Abróchense los cinturones porque resulta que no solo existe el escritor más
leído del mundo y el cantante más escuchado y el político más poderoso, existe
también el hombre más feliz del mundo, el más feliz, un monje tibetano al que
patrocina Coca-Cola sin que, por razones urgentes de simetría, Pepsi-Cola
subvencione al más desdichado (o la más desdichada: el genérico, que no
funciona). ¿Qué necesidad, piensa uno, tendrá el hombre más feliz del mundo de
anunciar un refresco? ¿Qué le falta aún, qué carencia fundamental le aqueja para
acudir a un congreso sobre la felicidad organizado por una multinacional? Un
congreso que dejará sin duda a los parias de la Tierra como a una panda de
gilipollas, de leprosos, de gente con pocas habilidades sociales. ¿Por qué un
ser feliz necesita restregar por la cara a los otros su bienestar? Señor feliz,
asómese usted, por favor, a una vida cualquiera, a la de ese hombre, por
ejemplo, que acaba de levantarse de la cama y que en el desayuno ha de lidiar
con un hijo adolescente en vías de escaparse del sistema (quien dice un hijo
dice una hija, otro puto genérico que no rula).
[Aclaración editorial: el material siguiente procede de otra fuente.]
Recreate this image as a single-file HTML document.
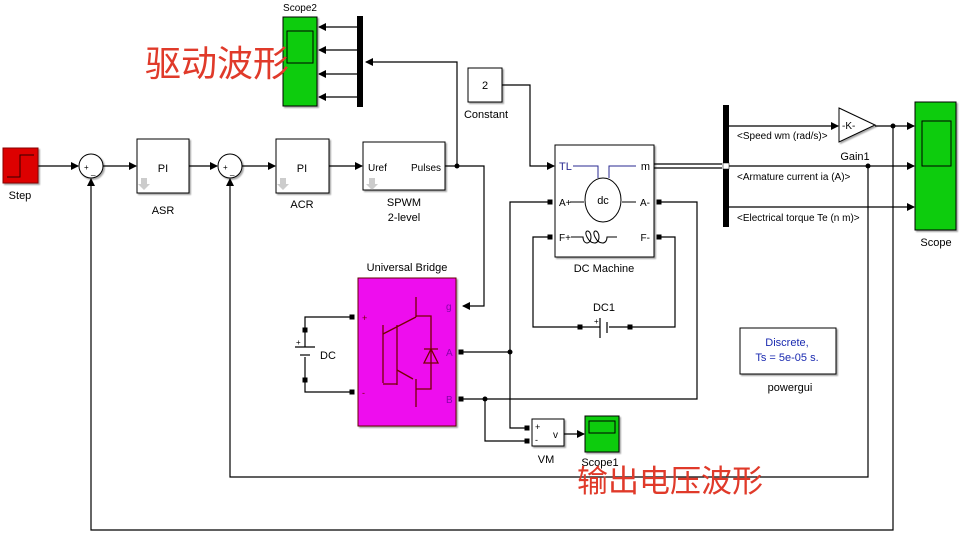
<!DOCTYPE html>
<html><head><meta charset="utf-8"><style>
body{margin:0;background:#fff}
svg{display:block;font-family:"Liberation Sans",sans-serif}
text{font-size:11px;fill:#000}
</style></head><body>
<svg width="960" height="544" viewBox="0 0 960 544" xmlns="http://www.w3.org/2000/svg">
<defs>
<marker id="a" markerWidth="8" markerHeight="8" refX="7" refY="4" orient="auto" markerUnits="userSpaceOnUse"><path d="M0,0 L8,4 L0,8z" fill="#000"/></marker>
<filter id="s"><feDropShadow dx="1.5" dy="1.5" stdDeviation="0.8" flood-opacity="0.35"/></filter>
</defs>
<g fill="none" stroke="#000" stroke-width="1.2">
<line x1="38" y1="166" x2="78" y2="166" marker-end="url(#a)"/>
<line x1="103" y1="166" x2="136" y2="166" marker-end="url(#a)"/>
<line x1="189" y1="166" x2="217" y2="166" marker-end="url(#a)"/>
<line x1="242" y1="166" x2="275" y2="166" marker-end="url(#a)"/>
<line x1="329" y1="166" x2="362" y2="166" marker-end="url(#a)"/>
<polyline points="445,166 484,166 484,306 463,306" marker-end="url(#a)"/>
<polyline points="457,166 457,62 366,62" marker-end="url(#a)"/>
<line x1="357" y1="27" x2="319" y2="27" marker-end="url(#a)"/>
<line x1="357" y1="50" x2="319" y2="50" marker-end="url(#a)"/>
<line x1="357" y1="74" x2="319" y2="74" marker-end="url(#a)"/>
<line x1="357" y1="97" x2="319" y2="97" marker-end="url(#a)"/>
<polyline points="502,85 530,85 530,166 554,166" marker-end="url(#a)"/>
<line x1="654" y1="164" x2="722" y2="164"/><line x1="654" y1="168" x2="722" y2="168"/>
<line x1="729" y1="126" x2="838" y2="126" marker-end="url(#a)"/>
<line x1="875" y1="126" x2="914" y2="126" marker-end="url(#a)"/>
<line x1="729" y1="166" x2="914" y2="166" marker-end="url(#a)"/>
<line x1="729" y1="207" x2="914" y2="207" marker-end="url(#a)"/>
<polyline points="868,166 868,477 230,477 230,179" marker-end="url(#a)"/>
<polyline points="893,126 893,530 91,530 91,179" marker-end="url(#a)"/>
<polyline points="550,202 510,202 510,428 527,428"/>
<line x1="461" y1="352" x2="510" y2="352"/>
<polyline points="550,237 533,237 533,327 580,327"/>
<polyline points="659,202 697,202 697,399 461,399"/>
<polyline points="485,399 485,441 527,441"/>
<polyline points="659,237 675,237 675,327 630,327"/>
<polyline points="352,317 305,317 305,330"/>
<polyline points="352,392 305,392 305,380"/>
<line x1="305" y1="330" x2="305" y2="347"/><line x1="305" y1="357" x2="305" y2="380"/>
<line x1="295" y1="347" x2="315" y2="347"/><line x1="300" y1="355" x2="310" y2="355"/>
<line x1="580" y1="327" x2="600" y2="327"/><line x1="609" y1="327" x2="630" y2="327"/>
<line x1="600" y1="318" x2="600" y2="338"/><line x1="607" y1="322" x2="607" y2="333"/>
<line x1="564" y1="434" x2="584" y2="434" marker-end="url(#a)"/>
</g>
<g fill="#000">
<circle cx="457" cy="166" r="2.5"/><circle cx="868" cy="166" r="2.5"/><circle cx="893" cy="126" r="2.5"/>
<circle cx="510" cy="352" r="2.5"/><circle cx="485" cy="399" r="2.5"/>
<rect x="357" y="16" width="6" height="91"/><rect x="723" y="105" width="6" height="122"/>
</g>
<rect x="723" y="163" width="6" height="6" fill="#fff" stroke="#000" stroke-width="0.5"/>
<rect x="3" y="148" width="35" height="35" fill="#dd0000" stroke="#800" filter="url(#s)"/>
<polyline points="7,177 20,177 20,155 34,155" fill="none" stroke="#300" stroke-width="1"/>
<text x="20" y="199" text-anchor="middle">Step</text>
<circle cx="91" cy="166" r="12" fill="#fff" stroke="#000" filter="url(#s)"/>
<text x="84" y="170" style="font-size:8px">+</text><text x="91" y="174" style="font-size:8px">_</text>
<circle cx="230" cy="166" r="12" fill="#fff" stroke="#000" filter="url(#s)"/>
<text x="223" y="170" style="font-size:8px">+</text><text x="230" y="174" style="font-size:8px">_</text>
<rect x="137" y="139" width="52" height="54" fill="#fff" stroke="#000" filter="url(#s)"/>
<text x="163" y="172" text-anchor="middle">PI</text><text x="163" y="214" text-anchor="middle">ASR</text>
<rect x="276" y="139" width="53" height="54" fill="#fff" stroke="#000" filter="url(#s)"/>
<text x="302" y="172" text-anchor="middle">PI</text><text x="302" y="208" text-anchor="middle">ACR</text>
<rect x="363" y="142" width="82" height="48" fill="#fff" stroke="#000" filter="url(#s)"/>
<text x="368" y="171" style="font-size:10px">Uref</text><text x="441" y="171" text-anchor="end" style="font-size:10px">Pulses</text>
<text x="404" y="206" text-anchor="middle">SPWM</text><text x="404" y="221" text-anchor="middle">2-level</text>
<g fill="#ccc"><path d="M141,178h6v6h3l-6,6l-6,-6h3z"/><path d="M280,178h6v6h3l-6,6l-6,-6h3z"/><path d="M369,178h6v6h3l-6,6l-6,-6h3z"/><path d="M744,361h6v6h3l-6,6l-6,-6h3z"/></g>
<rect x="283" y="17" width="34" height="89" fill="#11cc11" stroke="#000" filter="url(#s)"/>
<rect x="287" y="31" width="26" height="32" fill="none" stroke="#000"/>
<text x="300" y="11" text-anchor="middle" style="font-size:10px">Scope2</text>
<text x="145" y="76" style="font-size:36px;fill:#e03a2a;font-family:'Noto Sans CJK SC',sans-serif">驱动波形</text>
<rect x="468" y="68" width="34" height="34" fill="#fff" stroke="#000" filter="url(#s)"/>
<text x="485" y="89" text-anchor="middle">2</text><text x="486" y="118" text-anchor="middle">Constant</text>
<rect x="555" y="145" width="99" height="112" fill="#fff" stroke="#000" filter="url(#s)"/>
<text x="559" y="170" style="fill:#2a2a90">TL</text><text x="650" y="170" text-anchor="end">m</text>
<polyline points="573,166 598,166 598,178" fill="none" stroke="#2a2a90"/><polyline points="636,166 609,166 609,178" fill="none" stroke="#2a2a90"/>
<ellipse cx="603" cy="200" rx="18" ry="22" fill="#fff" stroke="#000"/>
<text x="603" y="204" text-anchor="middle">dc</text>
<line x1="570" y1="202" x2="584" y2="202" stroke="#000"/><line x1="622" y1="202" x2="636" y2="202" stroke="#000"/>
<text x="559" y="206" style="font-size:10px">A+</text><text x="650" y="206" text-anchor="end" style="font-size:10px">A-</text>
<text x="559" y="241" style="font-size:10px">F+</text><text x="650" y="241" text-anchor="end" style="font-size:10px">F-</text>
<path d="M571,237h12 c0,8 8,8 8,0 c0,-8 -8,-8 -4,0 c4,8 12,8 12,0 c0,-8 -8,-8 -4,0 c4,8 12,8 12,0 h10" fill="none" stroke="#000"/>
<text x="604" y="272" text-anchor="middle">DC Machine</text>
<g fill="#000" stroke="#000"><rect x="548" y="200" width="4" height="4"/><rect x="657" y="200" width="4" height="4"/><rect x="548" y="235" width="4" height="4"/><rect x="657" y="235" width="4" height="4"/>
<rect x="578" y="325" width="4" height="4"/><rect x="628" y="325" width="4" height="4"/>
<rect x="350" y="315" width="4" height="4"/><rect x="350" y="390" width="4" height="4"/><rect x="303" y="328" width="4" height="4"/><rect x="303" y="378" width="4" height="4"/>
<rect x="459" y="350" width="4" height="4"/><rect x="459" y="397" width="4" height="4"/><rect x="525" y="426" width="4" height="4"/><rect x="525" y="439" width="4" height="4"/></g>
<text x="604" y="311" text-anchor="middle">DC1</text><text x="594" y="324" style="font-size:8px">+</text>
<text x="320" y="359">DC</text><text x="296" y="345" style="font-size:8px">+</text>
<rect x="358" y="278" width="98" height="148" fill="#ee11ee" stroke="#600" filter="url(#s)"/>
<text x="407" y="271" text-anchor="middle">Universal Bridge</text>
<g fill="none" stroke="#700" stroke-width="1.3">
<line x1="416" y1="297" x2="416" y2="317"/><line x1="416" y1="317" x2="383" y2="334"/><line x1="383" y1="325" x2="383" y2="383"/>
<line x1="397" y1="325" x2="397" y2="385"/><line x1="383" y1="384" x2="397" y2="384"/><line x1="397" y1="370" x2="413" y2="379"/>
<line x1="416" y1="379" x2="416" y2="407"/><polyline points="416,316 431,316 431,389 416,389"/>
<path d="M424,363h14l-7,-14z M424,349h14"/>
</g>
<text x="446" y="310" style="font-size:10px;fill:#8800aa">g</text><text x="446" y="356" style="font-size:10px;fill:#8800aa">A</text><text x="446" y="403" style="font-size:10px;fill:#8800aa">B</text>
<text x="362" y="321" style="font-size:9px;fill:#700">+</text><text x="362" y="396" style="font-size:9px;fill:#700">-</text>
<rect x="532" y="419" width="32" height="27" fill="#fff" stroke="#000" filter="url(#s)"/>
<text x="535" y="430" style="font-size:9px">+</text><text x="535" y="443" style="font-size:9px">-</text><text x="553" y="438" style="font-size:10px">v</text>
<text x="546" y="463" text-anchor="middle">VM</text>
<rect x="585" y="416" width="34" height="36" fill="#11cc11" stroke="#000" filter="url(#s)"/>
<rect x="589" y="421" width="26" height="12" fill="none" stroke="#000"/>
<text x="600" y="466" text-anchor="middle">Scope1</text>
<text x="577" y="492" style="font-size:31px;fill:#e03a2a;font-family:'Noto Sans CJK SC',sans-serif">输出电压波形</text>
<path d="M839,108 L875,125 L839,142z" fill="#fff" stroke="#000" filter="url(#s)"/>
<text x="842" y="129" style="font-size:10px">-K-</text><text x="855" y="160" text-anchor="middle">Gain1</text>
<text x="737" y="139" style="font-size:10px">&lt;Speed wm (rad/s)&gt;</text>
<text x="737" y="180" style="font-size:10px">&lt;Armature current ia (A)&gt;</text>
<text x="737" y="221" style="font-size:10px">&lt;Electrical torque Te (n m)&gt;</text>
<rect x="915" y="102" width="41" height="128" fill="#11cc11" stroke="#000" filter="url(#s)"/>
<rect x="922" y="121" width="29" height="45" fill="none" stroke="#000"/>
<text x="936" y="246" text-anchor="middle">Scope</text>
<rect x="740" y="328" width="96" height="46" fill="#fff" stroke="#000" filter="url(#s)"/>
<text x="787" y="346" text-anchor="middle" style="fill:#1a2ab0">Discrete,</text>
<text x="787" y="361" text-anchor="middle" style="fill:#1a2ab0">Ts = 5e-05 s.</text>
<text x="790" y="391" text-anchor="middle">powergui</text>
</svg>
</body></html>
Fíjese, si lo prefiere, en el
hijo (o hija) que no comprende por qué el bobo de su padre, a punto de ser
sodomizado por la reforma laboral, continúa obedeciendo órdenes. Da igual,
quédese con el padre o con el hijo, el que más rabia le dé, los dos habitan en
un mundo donde el griego, que hasta ayer era un beso, ha devenido en una forma
de suicidio. Mírelos en el metro, enterándose por un periódico gratuito de que
existe el hombre más feliz del mundo y que se exhibe sin pudor como un fenómeno
de feria. A ver qué hacen los pobres, aparte de cagarse en todo, aun sabiendo
como saben que si eres de los que te cagas en todo (o de las que te cagas en
todo, otra vez el maldito genérico) no te patrocina ni la Fanta.